Tackle the more complex, creative, and challenging issues facing our ageing infrastructure. The industry is desperately short of workers, particularly at higher skill levels. Reducing the unskilled workload will give the industry the opportunity to retrain existing workers rather than recruit from abroad.

And post Brexit, of course, the UK at least may have no choice...

But elsewhere, these societal divisions are less clear. In some sectors of the economy – in banking, finance, the media, legal services, publishing, and healthcare, for example – automation, AI, and robotics are replacing professional roles, at least at entry level. So robots are knocking out the first rungs of the middle-class career ladder, too, making it harder for newly qualified people to succeed.

My take

Societal challenges aside, where does the robot revolution offer when it comes to its critical national infrastructure?

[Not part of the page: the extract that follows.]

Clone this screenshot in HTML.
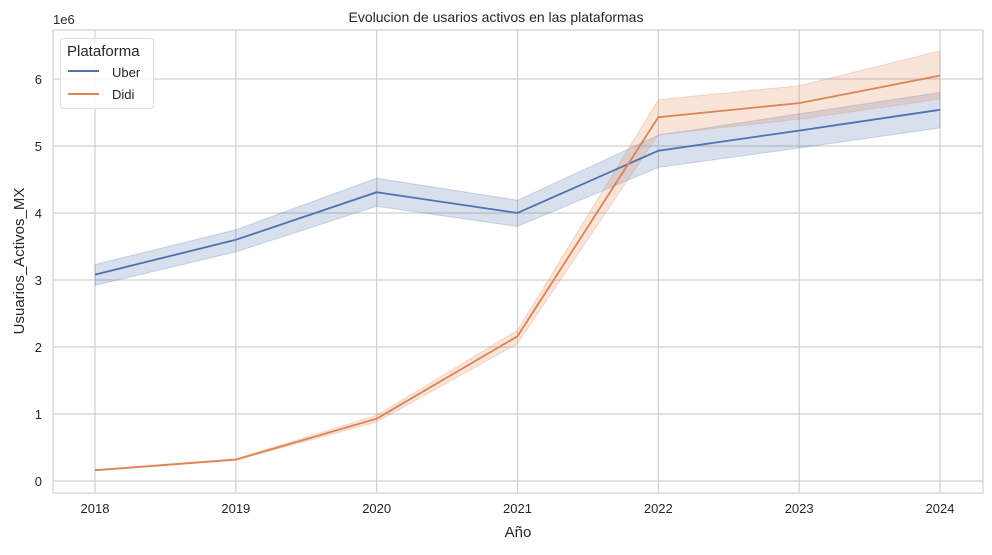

Most Brits would tell you that the UK is uniquely susceptible to infrastructure problems and inefficiency: railway engineering that seemingly lasts for decades; coned-off motorway lanes with no workers in sight; months of scaffolding masking a week’s exterior decorating, and so on.

UK-RAS, meanwhile, says that the UK is well placed to capitalise on the opportunity for exactly the same reason, combined with the density of its national infrastructure, and its deep pool of engineering talent.

Either way, these changes are coming. So let’s hope that the government increases its central investment in RAS technologies [see our UK Robotics Week reports, passim] so the country can be in the locomotive of new industrial opportunities, creating new jobs and new economic growth.

The alternative? Sitting at the back of the train, grumbling about delays.